Comment se porte l’univers du Cosplay en Algérie ? Et comment expliquer l’engouement de la jeunesse annabie pour le manga?
L’univers du Cosplay en Algérie est en pleine expansion, et c’est vraiment passionnant à voir! Ces dernières années, nous avons observé une croissance significative de la communauté Cosplay, particulièrement chez les jeunes. Quant à l’engouement de la jeunesse annabie pour le manga, je pense qu’il s’explique par plusieurs facteurs. Tout d’abord, les mangas offrent des histoires riches et variées qui touchent à des thèmes universels auxquels les jeunes peuvent s’identifier. De plus, l’esthétique unique du manga et de l’anime a un fort pouvoir d’attraction.
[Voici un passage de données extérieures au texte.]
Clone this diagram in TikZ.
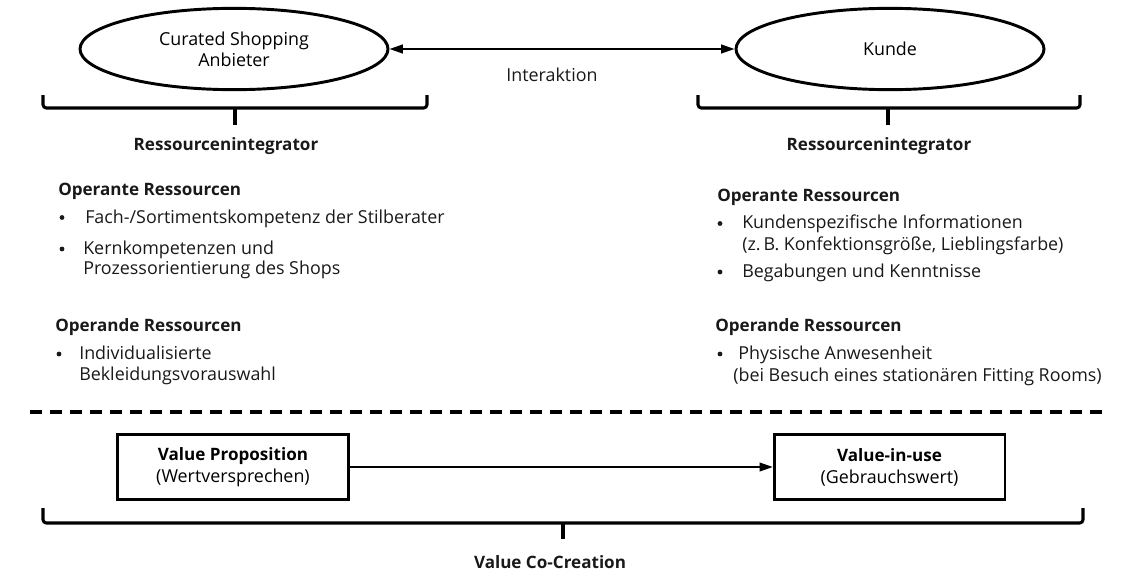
\documentclass[tikz,border=0pt]{standalone}
\usepackage{fontspec}
\setmainfont{Open Sans}
\usetikzlibrary{shapes.geometric,arrows.meta}
\tikzset{
  txt/.style={anchor=base west,inner sep=0pt,font=\fontsize{13.4}{16}\selectfont,text=black!90},
  hd/.style={txt,font=\fontsize{12.8}{16}\selectfont\bfseries},
  bul/.style={circle,fill=black!90,inner sep=0pt,minimum size=3.6pt},
  actor/.style={ellipse,draw,line width=2.2pt,minimum width=231pt,minimum height=61pt,inner sep=0pt,align=center,font=\fontsize{13.4}{16}\selectfont},
  valbox/.style={rectangle,draw,line width=2pt,minimum width=173pt,minimum height=49pt,inner sep=0pt,align=center,font=\fontsize{13.4}{16.5}\selectfont},
  brace/.style={line width=2.3pt,rounded corners=2.5pt},
  tip/.style={line width=2.8pt},
  conn/.style={line width=1.5pt},
  head/.style={Triangle[length=10pt,width=6.5pt]},
  sep/.style={line width=2.3pt,dash pattern=on 9pt off 6pt}
}
\begin{document}
\begin{tikzpicture}[x=0.75pt,y=-0.75pt]
\useasboundingbox (0,0) rectangle (1121,575);
% actors
\node[actor] (anb) at (234,49) {Curated Shopping\\Anbieter};
\node[actor] (kun) at (890,49) {Kunde};
\draw[conn,{Triangle[length=10pt,width=6.5pt]}-{Triangle[length=10pt,width=6.5pt]}] (anb) -- (kun);
\node[txt,anchor=base] (inter) at (552,81) {Interaktion};
% braces top
\coordinate (lb1) at (43,95); \coordinate (lb2) at (427,95); \coordinate (lbt) at (235,108);
\draw[brace] (lb1) -- (43,108) -- (427,108) -- (lb2);
\draw[tip] (lbt) -- (235,125);
\node[hd,anchor=base] (ri1) at (226,150) {Ressourcenintegrator};
\coordinate (rb1) at (698,95); \coordinate (rb2) at (1080,95); \coordinate (rbt) at (888,108);
\draw[brace] (rb1) -- (698,108) -- (1080,108) -- (rb2);
\draw[tip] (rbt) -- (888,125);
\node[hd,anchor=base] (ri2) at (879,150) {Ressourcenintegrator};
% left column
\node[hd] (lop) at (58,195.5) {Operante Ressourcen};
\node[bul] (lb1b) at (62,217.5) {};
\node[txt] (lf) at (85,223.5) {Fach-/Sortimentskompetenz der Stilberater};
\node[bul] (lb2b) at (62,249) {};
\node[txt] (lk1) at (83,254) {Kernkompetenzen und};
\node[txt] (lk2) at (83,274.5) {Prozessorientierung des Shops};
\node[hd] (lod) at (55,331) {Operande Ressourcen};
\node[bul] (lb3b) at (59,354) {};
\node[txt] (li1) at (79,359) {Individualisierte};
\node[txt] (li2) at (79,380) {Bekleidungsvorauswahl};
% right column
\node[hd] (rop) at (717,201) {Operante Ressourcen};
\node[bul] (rb1b) at (720,223.5) {};
\node[txt] (rk1) at (742,228.5) {Kundenspezifische Informationen};
\node[txt] (rk2) at (742,250) {(z.\,B. Konfektionsgröße, Lieblingsfarbe)};
\node[bul] (rb2b) at (720,272) {};
\node[txt] (rbg) at (742,277) {Begabungen und Kenntnisse};
\node[hd] (rod) at (715,331) {Operande Ressourcen};
\node[bul] (rb3b) at (720,354) {};
\node[txt] (rp1) at (738,359) {Physische Anwesenheit};
\node[txt] (rp2) at (733,381) {(bei Besuch eines stationären Fitting Rooms)};
% separator
\coordinate (s1) at (30,412); \coordinate (s2) at (1106,412);
\draw[sep] (s1) -- (s2);
% value boxes
\node[valbox] (vp) at (233,467) {{\fontsize{12.8}{16.5}\selectfont\bfseries Value Proposition}\\(Wertversprechen)};
\node[valbox] (vu) at (889.5,467) {{\fontsize{12.8}{16.5}\selectfont\bfseries Value-in-use}\\(Gebrauchswert)};
\draw[conn,-{Triangle[length=10pt,width=6.5pt]}] (vp) -- (vu);
% bottom brace
\coordinate (bb1) at (43,508); \coordinate (bb2) at (1083,508); \coordinate (bbt) at (563,523);
\draw[brace] (bb1) -- (43,523) -- (1083,523) -- (bb2);
\draw[tip] (bbt) -- (563,539);
\node[hd,anchor=base] (vcc) at (550,568) {Value Co-Creation};
\end{tikzpicture}
\end{document}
En tant que créateur pionnier de costumes et accessoires Cosplay en Algérie, quels changements aimeriez-vous voir pour mieux valoriser le travail des cosplayers et leur offrir plus d’opportunités?
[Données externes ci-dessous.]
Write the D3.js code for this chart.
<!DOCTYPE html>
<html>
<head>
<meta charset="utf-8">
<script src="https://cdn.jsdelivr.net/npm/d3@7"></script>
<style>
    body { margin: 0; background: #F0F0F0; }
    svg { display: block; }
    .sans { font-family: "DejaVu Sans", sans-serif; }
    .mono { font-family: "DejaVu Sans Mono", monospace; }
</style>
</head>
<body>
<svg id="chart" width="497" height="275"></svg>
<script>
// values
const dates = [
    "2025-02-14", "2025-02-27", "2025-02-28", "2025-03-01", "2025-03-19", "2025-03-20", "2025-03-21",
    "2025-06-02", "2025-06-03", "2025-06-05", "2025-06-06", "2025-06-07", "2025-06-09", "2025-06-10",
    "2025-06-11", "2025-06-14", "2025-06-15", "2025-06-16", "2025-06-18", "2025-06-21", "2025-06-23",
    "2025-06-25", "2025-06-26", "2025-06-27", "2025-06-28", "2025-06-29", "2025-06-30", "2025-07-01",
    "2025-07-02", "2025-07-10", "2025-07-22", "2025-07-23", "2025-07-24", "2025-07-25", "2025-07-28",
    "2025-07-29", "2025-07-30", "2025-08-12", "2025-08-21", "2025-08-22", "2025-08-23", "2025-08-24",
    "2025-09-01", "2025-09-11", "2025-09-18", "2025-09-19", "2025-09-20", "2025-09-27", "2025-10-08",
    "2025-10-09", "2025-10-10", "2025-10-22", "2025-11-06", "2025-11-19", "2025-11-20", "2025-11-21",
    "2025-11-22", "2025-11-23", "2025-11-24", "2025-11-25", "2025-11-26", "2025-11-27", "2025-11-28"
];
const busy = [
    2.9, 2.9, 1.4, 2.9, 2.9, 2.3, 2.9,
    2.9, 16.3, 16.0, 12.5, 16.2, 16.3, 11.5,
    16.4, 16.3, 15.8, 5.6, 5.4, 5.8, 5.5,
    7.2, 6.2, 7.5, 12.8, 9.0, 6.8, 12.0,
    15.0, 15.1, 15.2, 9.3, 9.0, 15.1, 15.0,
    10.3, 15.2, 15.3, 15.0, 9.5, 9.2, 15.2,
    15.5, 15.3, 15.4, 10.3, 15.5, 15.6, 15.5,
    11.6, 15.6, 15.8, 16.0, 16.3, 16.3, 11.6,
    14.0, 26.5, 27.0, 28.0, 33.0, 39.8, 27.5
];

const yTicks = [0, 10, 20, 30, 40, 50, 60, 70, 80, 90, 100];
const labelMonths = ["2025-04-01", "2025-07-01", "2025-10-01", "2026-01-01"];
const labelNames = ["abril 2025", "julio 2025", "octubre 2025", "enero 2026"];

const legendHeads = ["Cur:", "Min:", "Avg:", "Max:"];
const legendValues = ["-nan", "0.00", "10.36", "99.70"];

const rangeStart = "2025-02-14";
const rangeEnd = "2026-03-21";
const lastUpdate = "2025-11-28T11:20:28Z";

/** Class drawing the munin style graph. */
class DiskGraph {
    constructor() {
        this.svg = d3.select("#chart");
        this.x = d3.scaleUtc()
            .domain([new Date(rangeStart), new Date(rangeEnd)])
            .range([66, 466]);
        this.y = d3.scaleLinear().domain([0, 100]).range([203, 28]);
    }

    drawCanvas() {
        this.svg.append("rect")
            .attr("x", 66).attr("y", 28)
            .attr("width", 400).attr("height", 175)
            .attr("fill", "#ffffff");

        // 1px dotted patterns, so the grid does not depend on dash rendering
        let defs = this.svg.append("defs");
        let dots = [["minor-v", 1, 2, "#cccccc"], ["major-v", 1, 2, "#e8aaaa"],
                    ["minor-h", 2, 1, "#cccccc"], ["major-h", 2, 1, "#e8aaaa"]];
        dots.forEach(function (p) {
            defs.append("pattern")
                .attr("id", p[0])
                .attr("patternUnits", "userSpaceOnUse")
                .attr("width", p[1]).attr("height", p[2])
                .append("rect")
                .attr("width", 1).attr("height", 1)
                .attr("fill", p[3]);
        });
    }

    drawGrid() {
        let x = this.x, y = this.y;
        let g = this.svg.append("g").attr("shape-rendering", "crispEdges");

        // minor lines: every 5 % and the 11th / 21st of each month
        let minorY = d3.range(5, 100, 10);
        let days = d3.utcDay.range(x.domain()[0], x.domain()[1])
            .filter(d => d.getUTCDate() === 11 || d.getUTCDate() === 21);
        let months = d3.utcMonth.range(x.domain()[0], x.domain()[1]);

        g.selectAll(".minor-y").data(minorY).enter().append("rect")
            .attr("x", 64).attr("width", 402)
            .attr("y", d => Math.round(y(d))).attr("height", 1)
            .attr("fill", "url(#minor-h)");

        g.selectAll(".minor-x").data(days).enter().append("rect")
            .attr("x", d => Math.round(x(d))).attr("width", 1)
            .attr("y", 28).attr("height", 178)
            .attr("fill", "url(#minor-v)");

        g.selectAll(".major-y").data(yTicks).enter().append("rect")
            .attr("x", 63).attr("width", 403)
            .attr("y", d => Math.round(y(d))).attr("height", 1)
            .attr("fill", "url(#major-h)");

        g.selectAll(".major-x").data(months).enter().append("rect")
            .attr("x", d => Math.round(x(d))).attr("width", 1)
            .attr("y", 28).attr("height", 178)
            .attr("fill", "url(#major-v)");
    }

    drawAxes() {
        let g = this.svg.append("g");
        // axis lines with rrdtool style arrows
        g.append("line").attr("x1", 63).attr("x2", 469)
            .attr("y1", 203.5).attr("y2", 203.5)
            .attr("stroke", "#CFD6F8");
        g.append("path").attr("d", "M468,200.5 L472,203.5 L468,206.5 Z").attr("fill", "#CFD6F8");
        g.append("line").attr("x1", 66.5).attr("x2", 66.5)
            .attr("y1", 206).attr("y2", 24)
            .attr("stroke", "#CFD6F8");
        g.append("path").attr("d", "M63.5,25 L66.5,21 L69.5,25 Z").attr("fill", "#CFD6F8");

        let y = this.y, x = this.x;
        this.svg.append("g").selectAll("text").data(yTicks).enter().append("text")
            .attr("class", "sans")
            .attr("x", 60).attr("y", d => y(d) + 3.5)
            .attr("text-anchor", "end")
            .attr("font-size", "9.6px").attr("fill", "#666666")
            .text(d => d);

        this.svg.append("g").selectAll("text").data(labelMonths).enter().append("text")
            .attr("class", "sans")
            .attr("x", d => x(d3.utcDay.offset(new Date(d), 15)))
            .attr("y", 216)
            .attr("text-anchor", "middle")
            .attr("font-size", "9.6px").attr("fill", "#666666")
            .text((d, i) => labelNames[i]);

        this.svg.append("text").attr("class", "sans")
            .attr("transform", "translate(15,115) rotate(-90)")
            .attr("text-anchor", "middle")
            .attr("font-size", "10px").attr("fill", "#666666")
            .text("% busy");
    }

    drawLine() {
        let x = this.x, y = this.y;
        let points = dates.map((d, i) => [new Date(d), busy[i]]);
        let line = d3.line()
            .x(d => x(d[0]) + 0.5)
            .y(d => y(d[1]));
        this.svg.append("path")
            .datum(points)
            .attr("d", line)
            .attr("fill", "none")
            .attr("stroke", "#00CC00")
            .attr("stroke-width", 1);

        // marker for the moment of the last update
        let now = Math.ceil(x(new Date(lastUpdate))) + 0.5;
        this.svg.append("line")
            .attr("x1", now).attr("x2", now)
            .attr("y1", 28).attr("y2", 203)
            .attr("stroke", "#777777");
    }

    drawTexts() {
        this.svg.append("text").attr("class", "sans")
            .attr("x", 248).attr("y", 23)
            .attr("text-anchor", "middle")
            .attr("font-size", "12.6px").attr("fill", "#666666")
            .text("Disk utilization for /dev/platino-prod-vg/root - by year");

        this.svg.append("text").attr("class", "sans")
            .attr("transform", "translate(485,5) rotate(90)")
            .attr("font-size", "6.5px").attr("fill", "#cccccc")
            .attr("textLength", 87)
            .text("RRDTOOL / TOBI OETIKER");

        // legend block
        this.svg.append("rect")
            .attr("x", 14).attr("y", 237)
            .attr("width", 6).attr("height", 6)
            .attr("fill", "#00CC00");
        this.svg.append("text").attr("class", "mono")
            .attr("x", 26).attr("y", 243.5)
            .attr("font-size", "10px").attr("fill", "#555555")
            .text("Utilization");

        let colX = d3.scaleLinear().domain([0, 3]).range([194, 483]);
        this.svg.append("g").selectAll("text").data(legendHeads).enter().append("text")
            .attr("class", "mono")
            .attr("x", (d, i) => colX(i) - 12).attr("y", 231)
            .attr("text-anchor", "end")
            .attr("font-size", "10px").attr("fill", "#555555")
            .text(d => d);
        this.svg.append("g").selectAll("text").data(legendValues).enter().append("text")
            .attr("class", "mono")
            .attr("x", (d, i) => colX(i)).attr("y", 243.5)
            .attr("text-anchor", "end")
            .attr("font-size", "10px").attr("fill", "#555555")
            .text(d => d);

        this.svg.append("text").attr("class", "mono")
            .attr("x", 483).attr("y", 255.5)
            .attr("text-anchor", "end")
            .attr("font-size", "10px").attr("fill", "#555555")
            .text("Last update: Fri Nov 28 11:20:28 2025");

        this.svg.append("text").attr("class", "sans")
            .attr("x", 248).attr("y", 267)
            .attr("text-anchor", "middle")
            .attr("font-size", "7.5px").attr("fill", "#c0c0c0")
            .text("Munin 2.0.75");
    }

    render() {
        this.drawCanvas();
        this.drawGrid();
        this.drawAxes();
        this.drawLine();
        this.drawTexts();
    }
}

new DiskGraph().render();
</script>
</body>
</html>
Je pense qu’il est crucial de développer davantage d’événements où les cosplayers peuvent se réunir, être encouragés à créer et être récompensés pour leur travail. Actuellement, beaucoup de passionnés investissent énormément de temps, d’énergie et d’argent dans la création de costumes et d’accessoires impressionnants, pour finalement les ranger dans un placard après quelques utilisations. C’est frustrant et peu gratifiant. Ce que je voudrais voir, c’est une reconnaissance accrue de notre art, notamment dans l’industrie du cinéma et de l’audiovisuel. Les créateurs de costumes et de décors cosplay ont des compétences uniques qui pourraient être extrêmement précieuses pour ces secteurs. L’Algérie n’a rien à envier aux étrangers. Je me pose d’ailleurs la question pourquoi faire appel à des étrangers pour les décors de cinéma et les costumes alors qu’il existe des talents locaux prêts à relever le défi et apporter une valeur ajoutée significative à la production audiovisuelle et cinématographique nationale. Imaginez si nous étions régulièrement sollicités pour des projets cinématographiques ou des productions télévisuelles ? Cela changerait complètement la donne. Non seulement cela offrirait de nouvelles perspectives de carrière aux cosplayers talentueux, mais cela élèverait également le statut du cosplay en tant que forme d’art et de métier à part entière. Je crois fermement que si on nous ouvre les portes de ces industries, nous pourrions apporter une créativité et un savoir-faire uniques qui enrichiraient considérablement les productions visuelles. En fin de compte, il s’agit de créer un écosystème où notre passion et nos compétences sont valorisées, utilisées et récompensées de manière continue, plutôt que d’être simplement appréciées de façon éphémère lors d’événements ponctuels.
Avez-vous des conseils à donner à ceux qui souhaitent se lancer dans la création de costumes Cosplay?
Mon premier conseil serait de suivre votre passion et de ne pas avoir peur de commencer petit. Le Cosplay est un art qui demande du temps et de la pratique. Commencez par des costumes simples et perfectionnez vos techniques au fur et à mesure. Participez à des événements et n’hésitez pas à demander des conseils à des cosplayeurs plus expérimentés. La clé est de rester passionné et de toujours chercher à s’améliorer.
Comment voyez-vous l’avenir du Cosplay en Algérie ?
Avec plus de soutien et de reconnaissance, je pense que le Cosplay peut devenir une partie intégrante de la culture populaire algérienne. J’espère voir plus d’événements, de compétitions et de collaborations entre les cosplayeurs algériens et ceux du monde entier.